La nouvelle est presque passée inaperçue et pourtant, elle revêt une importance majeure sur la scène internationale. Le Processus de Kimberley est officiellement entré en vigueur le 1er janvier dernier. Il oblige dorénavant plus d’une quarantaine de pays importateurs et exportateurs de diamants à exiger soit un certificat attestant l’origine de la pierre brute, soit à délivrer le certificat. Ce système de certification permettra de retracer la route de la pierre précieuse, de son extraction à sa mise en vente.
Ce projet a été mis en branle, en mai 2000, par quelques pays de l’Afrique australe, dirigé par l’Afrique du Sud. Décimés par des guerres sanglantes financées à même le trafic de diamants brut, ces pays ont mis sur pied le processus, avec l’espoir qu’il mette fin aux conflits. En Sierra Leone, huit ans de guerre civile ont été financés par le commerce illicite de diamants.
Le procédé de certification oblige les pays participants à émettre des certificats aux compagnies qui exportent leurs diamants. En pratique, une compagnie comme BHP Billiton aura à se procurer un certificat valide durant 90 jours pour pouvoir exporter les pierres brutes à l’extérieur du Canada. En contrepartie, toute importation de diamants bruts au Canada devra être accompagnée d’un certificat provenant du pays exportateur, attestant que la pierre est «propre».
Pour le directeur général à la Direction de la politique des minerais et des métaux de Ressources naturelles Canada, Denis Lagacé, le processus de Kimberley va faire augmenter les ventes du diamant canadien. « Les gens qui achètent des diamants coupés et polis veulent s’assurer que les diamants n’ont pas été impliqués dans ce genre de conflits dans les pays d’Afrique, explique-t-il. Nous avons remarqué, depuis qu’on a la première mine canadienne à Ekati, un intérêt particulier et un prix un peu plus élevé pour les diamants canadiens. »
La certification des diamants bruts sera accompagnée d’un système de surveillance et de contrôle, dirigé par le pays participant. Chaque diamant brut qui quitte le Canada passera par ce système. Une fois à l’extérieur du pays, par contre, c’est le pays importateur qui prend le relais. Pour la coalition d’organisations non gouvernementales Partenariat Afrique Canada (PAC), qui œuvre dans le dossier de la sécurité humaine, ce système est la faille du processus, car il ne sera pas indépendant. « Nous en avons discuté durant des négociations qui ont duré trois ans, explique la chargée de projet sur la sécurité humaine et les diamants en Afrique de PAC, Susan Isaac. « Nous ne sommes pas parvenu à mettre sur pied un système de surveillance régulier, indépendant de tous les systèmes nationaux qui sont mis en place par les participants du processus de Kimberley. C’est la faiblesse majeure du processus de Kimberley », ajoute-elle.

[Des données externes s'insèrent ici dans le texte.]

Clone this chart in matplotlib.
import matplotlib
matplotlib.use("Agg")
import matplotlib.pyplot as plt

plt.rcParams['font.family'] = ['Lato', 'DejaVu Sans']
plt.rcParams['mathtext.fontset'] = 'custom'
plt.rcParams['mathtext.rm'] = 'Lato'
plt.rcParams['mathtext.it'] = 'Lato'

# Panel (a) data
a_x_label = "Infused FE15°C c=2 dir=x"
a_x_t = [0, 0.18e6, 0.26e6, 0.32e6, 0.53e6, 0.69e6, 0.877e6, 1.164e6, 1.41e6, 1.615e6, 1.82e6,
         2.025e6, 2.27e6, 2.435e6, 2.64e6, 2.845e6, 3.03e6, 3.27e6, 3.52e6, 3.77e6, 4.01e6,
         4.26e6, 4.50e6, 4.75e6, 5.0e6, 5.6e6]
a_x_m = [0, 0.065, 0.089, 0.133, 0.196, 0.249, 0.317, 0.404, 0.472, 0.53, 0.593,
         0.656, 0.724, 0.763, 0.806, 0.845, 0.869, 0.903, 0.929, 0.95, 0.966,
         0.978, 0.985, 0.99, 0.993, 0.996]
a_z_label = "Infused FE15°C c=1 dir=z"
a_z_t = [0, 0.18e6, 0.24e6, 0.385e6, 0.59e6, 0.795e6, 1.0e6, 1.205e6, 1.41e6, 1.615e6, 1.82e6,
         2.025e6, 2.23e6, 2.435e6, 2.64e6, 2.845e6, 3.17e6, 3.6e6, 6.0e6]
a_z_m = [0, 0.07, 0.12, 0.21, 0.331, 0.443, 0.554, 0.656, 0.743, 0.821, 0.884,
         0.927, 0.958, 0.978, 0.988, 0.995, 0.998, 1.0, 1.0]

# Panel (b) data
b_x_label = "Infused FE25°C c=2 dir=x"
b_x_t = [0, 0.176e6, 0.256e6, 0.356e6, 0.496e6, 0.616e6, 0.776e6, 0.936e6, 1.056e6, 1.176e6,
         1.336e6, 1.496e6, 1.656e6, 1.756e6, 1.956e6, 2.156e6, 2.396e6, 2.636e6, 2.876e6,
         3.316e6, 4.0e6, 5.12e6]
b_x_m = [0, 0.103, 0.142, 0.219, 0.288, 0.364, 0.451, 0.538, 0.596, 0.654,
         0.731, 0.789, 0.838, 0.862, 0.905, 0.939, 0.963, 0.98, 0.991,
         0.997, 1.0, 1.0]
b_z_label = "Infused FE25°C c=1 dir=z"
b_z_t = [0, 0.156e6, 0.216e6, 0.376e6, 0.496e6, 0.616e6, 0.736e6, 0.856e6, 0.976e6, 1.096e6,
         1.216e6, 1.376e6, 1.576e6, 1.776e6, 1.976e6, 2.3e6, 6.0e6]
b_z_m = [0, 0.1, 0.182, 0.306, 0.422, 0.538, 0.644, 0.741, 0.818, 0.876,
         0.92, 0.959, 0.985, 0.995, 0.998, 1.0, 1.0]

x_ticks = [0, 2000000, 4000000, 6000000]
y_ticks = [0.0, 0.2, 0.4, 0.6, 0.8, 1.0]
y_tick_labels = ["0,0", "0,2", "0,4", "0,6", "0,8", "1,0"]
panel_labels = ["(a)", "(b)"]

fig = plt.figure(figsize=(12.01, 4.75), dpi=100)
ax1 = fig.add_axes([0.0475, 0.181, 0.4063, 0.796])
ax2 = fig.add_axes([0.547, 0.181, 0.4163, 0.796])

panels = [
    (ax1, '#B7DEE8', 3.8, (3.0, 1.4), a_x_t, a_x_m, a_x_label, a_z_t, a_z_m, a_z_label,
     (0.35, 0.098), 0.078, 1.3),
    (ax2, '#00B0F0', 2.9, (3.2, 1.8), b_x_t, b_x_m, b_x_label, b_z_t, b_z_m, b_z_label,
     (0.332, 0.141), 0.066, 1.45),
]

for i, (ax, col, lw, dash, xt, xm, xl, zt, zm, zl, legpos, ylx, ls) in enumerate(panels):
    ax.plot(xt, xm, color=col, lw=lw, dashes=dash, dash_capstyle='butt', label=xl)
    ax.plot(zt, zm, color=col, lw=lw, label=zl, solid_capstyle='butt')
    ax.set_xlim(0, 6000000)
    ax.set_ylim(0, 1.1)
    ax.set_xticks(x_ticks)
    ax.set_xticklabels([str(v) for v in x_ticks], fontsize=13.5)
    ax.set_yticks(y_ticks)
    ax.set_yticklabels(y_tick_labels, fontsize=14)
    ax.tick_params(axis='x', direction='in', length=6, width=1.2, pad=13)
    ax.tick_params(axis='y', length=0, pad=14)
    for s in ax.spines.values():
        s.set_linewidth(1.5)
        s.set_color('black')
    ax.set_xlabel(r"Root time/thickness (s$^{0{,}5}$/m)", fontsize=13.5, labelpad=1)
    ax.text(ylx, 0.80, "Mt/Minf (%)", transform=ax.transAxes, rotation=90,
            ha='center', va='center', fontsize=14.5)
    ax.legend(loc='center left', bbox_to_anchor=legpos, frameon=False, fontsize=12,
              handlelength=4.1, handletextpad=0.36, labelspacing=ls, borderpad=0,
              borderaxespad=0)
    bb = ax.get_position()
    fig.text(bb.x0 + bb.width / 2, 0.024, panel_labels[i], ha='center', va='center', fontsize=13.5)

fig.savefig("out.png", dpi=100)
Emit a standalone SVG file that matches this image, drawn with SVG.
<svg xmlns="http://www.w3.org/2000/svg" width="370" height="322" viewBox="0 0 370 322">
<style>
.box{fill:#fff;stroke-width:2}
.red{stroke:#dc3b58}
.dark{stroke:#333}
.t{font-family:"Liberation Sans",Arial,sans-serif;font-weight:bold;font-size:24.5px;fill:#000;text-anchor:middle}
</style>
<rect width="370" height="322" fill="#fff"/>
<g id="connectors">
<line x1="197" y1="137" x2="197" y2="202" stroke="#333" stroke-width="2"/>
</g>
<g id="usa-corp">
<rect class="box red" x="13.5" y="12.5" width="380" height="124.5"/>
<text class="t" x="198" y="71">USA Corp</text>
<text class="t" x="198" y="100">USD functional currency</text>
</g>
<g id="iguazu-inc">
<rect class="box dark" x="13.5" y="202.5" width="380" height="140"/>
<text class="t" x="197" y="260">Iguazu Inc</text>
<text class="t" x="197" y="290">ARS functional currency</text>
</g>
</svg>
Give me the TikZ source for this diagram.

Les gouvernements participants ont en effet reculé devant une proposition de système plus transparent, qui, selon eux, menacent leur « secrets d’État » et la confidentialité de leurs pratiques commerciales. Pourtant, selon PAC, plusieurs accords internationaux sont assortis d’un mécanisme de surveillance transparent et indépendant. Partenariat Afrique Canada craint que ce manque de neutralité freine l’atteinte de l’objectif, qui est de retirer du marché les diamants de la guerre. « Nous ne sommes pas assurés qu’il n’y aura pas de diamant de la guerre à travers les diamants qui se vendent sur les marchés internationaux », révèle Susan Isaac.
Les gouvernements participants ne sont toutefois pas réfractaires à l’idée de poursuivre les discussions. Partenariat Afrique Canada veut également mettre sur pied un projet-pilote de surveillance, pour démontrer aux gouvernements qu’un processus de surveillance peut fonctionner sans qu’il y ait un accès aux données confidentielles de l’État. Le directeur général, Denis Lagacé, rappelle que les premiers 36 mois seront scrutés à la loupe pour évaluer les impacts qu’aura eu le processus.
Le Canada est actuellement en période de transition. Il a été l’un des meneurs du projet, en accueillant, entre autres, les délégués internationaux, en mars 2002, à Ottawa. Le ministère des Ressources naturelles a travaillé en collaboration avec le ministère des Affaires extérieures et du Commerce international dans l’élaboration du processus. « Le Canada y voyait une question de protection des droits de la personne, raconte Denis Lagacé. Il y avait aussi un besoin de se rallier avec les autres pays pour s’assurer que la démocratie puisse continuer et non être subventionnée par des groupes révolutionnaires. » Le gouvernement fédéral pourrait amorcer des discussions, sur une éventuelle collaboration avec le gouvernement des Territoires du Nord-Ouest, après la période de transition.